Dans son édition d’avril, le magazine Brill’s Content rappelait le cas Transmeta, qui a frappé de honte quelques journalistes "techno" chez nos voisins du Sud. Le nom, comme celui de beaucoup d’autres firmes de la Silicon Valley, donnait à cette firme une allure vaguement futuriste, en 1995: mais ce qui distinguait Transmeta, c’était son côté secret. Seuls quelques initiés savaient sur quoi elle travaillait. Et cela, à cette époque où tout le monde ne jurait plus —aux Etats-Unis, du moins, pas encore au Québec ni en France- que par les compagnies de la "nouvelle économie", suffisait à attirer les investisseurs, avec cette conviction bien naïve que "secret" est synonyme de "important". L’aimant agissait aussi sur les journalistes, qui couvraient chaque rumeur émanant de Transmeta. Jusqu’en janvier 2000, lorsque le voile fut levé, et que Transmeta révéla ce sur quoi elle travaillait : une banale puce informatique. Qui devait être plus rapide que les autres, et qui se révéla, en définitive, un flop.

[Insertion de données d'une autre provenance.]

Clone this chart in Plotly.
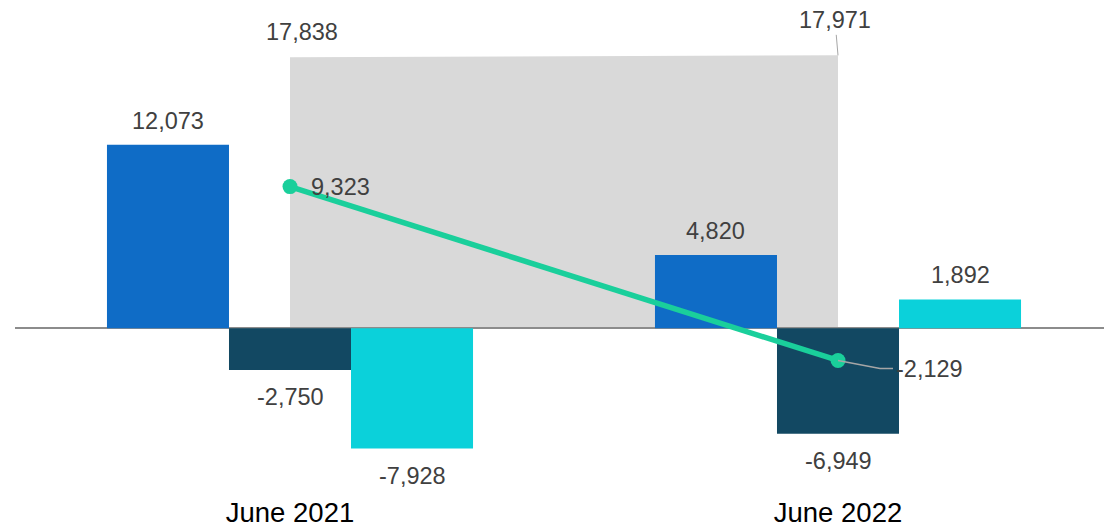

"A en juger par la façon dont IT a dominé les nouvelles en janvier, reprend Brill’s Content, les médias ont encore le désir de croire aux miracles."

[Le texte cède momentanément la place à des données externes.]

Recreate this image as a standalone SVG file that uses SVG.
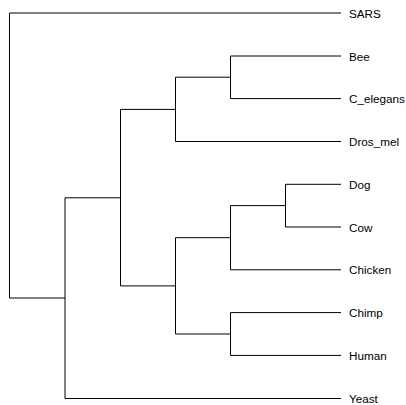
<svg xmlns="http://www.w3.org/2000/svg" width="406" height="405" viewBox="0 0 406 405">
  <style>
    .edge { fill: none; stroke: #000; stroke-width: 1; }
    .tip { font-family: "Liberation Sans", Arial, sans-serif; font-size: 11.7px; fill: #000; }
  </style>
  <rect width="406" height="405" fill="#fff"/>
  <!-- dendrogram branches (elbow style) -->
  <g id="connectors">
    <!-- root: SARS vs. rest -->
    <path class="edge" d="M341 13 H9.5 V298 H65"/>
    <!-- rest: Yeast vs. eukaryote clade -->
    <path class="edge" d="M341 398.5 H65 V197.8 H120.5"/>
    <!-- invertebrates vs. vertebrates -->
    <path class="edge" d="M175.5 109.4 H120.5 V285.9 H175.5"/>
    <!-- invertebrates -->
    <path class="edge" d="M230.5 77.2 H175.5 V141.5 H341"/>
    <path class="edge" d="M341 56 H230.5 V98.6 H341"/>
    <!-- vertebrates -->
    <path class="edge" d="M230.5 237.7 H175.5 V334 H230.5"/>
    <path class="edge" d="M285.5 205.6 H230.5 V269.8 H341"/>
    <path class="edge" d="M341 184.3 H285.5 V227 H341"/>
    <path class="edge" d="M341 312.6 H230.5 V355.4 H341"/>
  </g>
  <!-- leaf labels (baseline a little below each branch tip) -->
  <g id="SARS"><text class="tip" x="349" y="17.5">SARS</text></g>
  <g id="Bee"><text class="tip" x="349" y="60.5">Bee</text></g>
  <g id="C_elegans"><text class="tip" x="349" y="103.1">C_elegans</text></g>
  <g id="Dros_mel"><text class="tip" x="349" y="146">Dros_mel</text></g>
  <g id="Dog"><text class="tip" x="349" y="188.8">Dog</text></g>
  <g id="Cow"><text class="tip" x="349" y="231.5">Cow</text></g>
  <g id="Chicken"><text class="tip" x="349" y="274.3">Chicken</text></g>
  <g id="Chimp"><text class="tip" x="349" y="317.1">Chimp</text></g>
  <g id="Human"><text class="tip" x="349" y="359.9">Human</text></g>
  <g id="Yeast"><text class="tip" x="349" y="403">Yeast</text></g>
</svg>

Pour en revenir à l’histoire de ce IT donc, ou Ginger, c’est effectivement en janvier qu’elle a surgi dans l’univers médiatique. Elle est d’abord apparue dans la section "livres" du cyber-magazine américain Inside le 9 janvier: on y apprenait que l’éditeur de l’École de commerce de l’Université Harvard a payé 250 000$ pour un projet de livre sur une invention sans nom, ultra-secrète, à l’usage indéfini, décrite par ses promoteurs —évidemment- comme extraordinaire et "plus importante qu’Internet". L’article y ajoutait des spéculations : s’agit-il d’une nouvelle source d’énergie? d’un téléporteur à la Star Trek? d’un hydroglisseur?

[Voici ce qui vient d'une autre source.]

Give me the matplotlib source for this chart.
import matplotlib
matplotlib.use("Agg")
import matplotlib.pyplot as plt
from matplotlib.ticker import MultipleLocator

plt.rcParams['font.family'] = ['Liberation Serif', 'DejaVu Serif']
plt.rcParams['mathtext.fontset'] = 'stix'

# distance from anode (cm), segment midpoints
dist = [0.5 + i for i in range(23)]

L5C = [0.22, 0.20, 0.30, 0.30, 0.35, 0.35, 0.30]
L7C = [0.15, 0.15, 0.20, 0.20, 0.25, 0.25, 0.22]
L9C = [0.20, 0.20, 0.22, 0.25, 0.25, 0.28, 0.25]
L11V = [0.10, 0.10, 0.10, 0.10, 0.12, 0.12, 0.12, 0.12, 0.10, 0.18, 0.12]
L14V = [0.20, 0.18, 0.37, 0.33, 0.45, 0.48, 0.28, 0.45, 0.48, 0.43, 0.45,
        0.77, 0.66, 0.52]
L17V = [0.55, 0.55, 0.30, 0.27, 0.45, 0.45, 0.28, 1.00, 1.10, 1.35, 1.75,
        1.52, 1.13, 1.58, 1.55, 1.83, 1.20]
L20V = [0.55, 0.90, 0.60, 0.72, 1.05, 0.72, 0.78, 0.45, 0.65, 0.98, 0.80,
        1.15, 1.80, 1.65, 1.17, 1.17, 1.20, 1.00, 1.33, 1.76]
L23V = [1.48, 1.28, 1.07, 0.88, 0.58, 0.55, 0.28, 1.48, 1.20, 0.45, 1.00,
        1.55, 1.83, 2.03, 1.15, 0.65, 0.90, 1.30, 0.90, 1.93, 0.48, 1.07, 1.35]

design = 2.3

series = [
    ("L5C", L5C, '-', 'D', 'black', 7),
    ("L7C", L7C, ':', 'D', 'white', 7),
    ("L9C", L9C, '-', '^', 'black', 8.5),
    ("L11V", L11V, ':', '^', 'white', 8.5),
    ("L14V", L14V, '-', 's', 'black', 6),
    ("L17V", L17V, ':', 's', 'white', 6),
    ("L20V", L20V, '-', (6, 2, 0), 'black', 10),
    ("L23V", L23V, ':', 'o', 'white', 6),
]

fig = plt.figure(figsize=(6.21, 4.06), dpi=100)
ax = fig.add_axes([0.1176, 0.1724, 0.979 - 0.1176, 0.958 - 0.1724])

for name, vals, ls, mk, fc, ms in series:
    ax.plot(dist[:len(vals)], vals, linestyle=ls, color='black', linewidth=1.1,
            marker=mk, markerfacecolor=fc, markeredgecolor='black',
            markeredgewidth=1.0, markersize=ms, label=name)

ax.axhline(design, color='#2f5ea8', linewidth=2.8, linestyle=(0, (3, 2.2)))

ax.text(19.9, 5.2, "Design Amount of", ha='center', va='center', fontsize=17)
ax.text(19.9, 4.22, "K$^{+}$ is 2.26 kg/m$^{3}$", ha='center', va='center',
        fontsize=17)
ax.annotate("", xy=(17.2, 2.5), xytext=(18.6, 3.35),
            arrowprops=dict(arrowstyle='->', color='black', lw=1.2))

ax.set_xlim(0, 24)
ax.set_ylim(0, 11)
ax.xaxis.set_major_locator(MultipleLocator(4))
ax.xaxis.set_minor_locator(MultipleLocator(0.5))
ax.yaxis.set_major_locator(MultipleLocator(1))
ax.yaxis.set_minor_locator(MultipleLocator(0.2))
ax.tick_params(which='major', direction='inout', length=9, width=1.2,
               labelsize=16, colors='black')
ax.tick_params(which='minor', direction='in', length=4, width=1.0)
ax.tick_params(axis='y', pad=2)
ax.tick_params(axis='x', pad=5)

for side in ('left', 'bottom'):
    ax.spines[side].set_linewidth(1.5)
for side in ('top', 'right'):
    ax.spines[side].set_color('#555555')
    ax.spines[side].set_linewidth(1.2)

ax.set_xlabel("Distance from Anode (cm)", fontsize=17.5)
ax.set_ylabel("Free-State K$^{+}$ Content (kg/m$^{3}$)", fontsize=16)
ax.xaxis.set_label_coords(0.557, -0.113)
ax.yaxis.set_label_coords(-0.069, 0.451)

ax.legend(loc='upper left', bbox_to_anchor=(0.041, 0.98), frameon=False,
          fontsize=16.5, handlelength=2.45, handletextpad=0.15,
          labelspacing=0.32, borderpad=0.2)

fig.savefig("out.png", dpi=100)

Or, ces spéculations allaient ensuite être reprises, mot pour mot, dans deux centaines d’articles —et tout cela, avec une seule et unique base: le projet de livre, tel que rédigé par l’auteur (ou son agent). Le fait que la nouvelle soit d’abord sortie dans une publication comme Inside, destinée à une certaine élite intellectuelle, a contribué à lui donner encore plus d’importance —un détail qui, est-il besoin de le souligner, est souvent prémédité, quand on veut lancer une campagne promotionnelle.

Comme quoi Inside est effectivement très lu par une certaine élite journalistique, trois jours après la sortie de cet article, le journaliste d’Inside, PJ Mark, était apparu à une demi-douzaine d’émissions télévisées, vite accompagné d’un journaliste de Wired qui, lui, avait publié en septembre un portrait flatteur de Dean Kamen. Le reste fit tant et si bien boule de neige dans la communauté des internautes les plus mordus qu’au cours de la semaine précédant le Super Bowl, Dean Kamen, 50 ans, était l’objet de davantage de requêtes dans les moteurs de recherche d’Internet que la ligue nationale de football.

Des pages web furent créés, les spéculations se multiplièrent, alimentant elles-mêmes de nouveaux articles qui alimentèrent de nouvelles spéculations qui alimentèrent de nouveaux articles...

Et pourtant, deux mois plus tard, à la mi-mars, il n’y avait toujours personne capable de dire ce que c’était que cette "invention", ni même si elle était construite, encore moins pour dire si le tout était fiable. Personne en position d’autorité pour corroborer ce que, à ce jour, seule une personne pas désintéressée du tout a voulu laisser croire.

Un bon exemple à suivre pour les futurs relationnistes?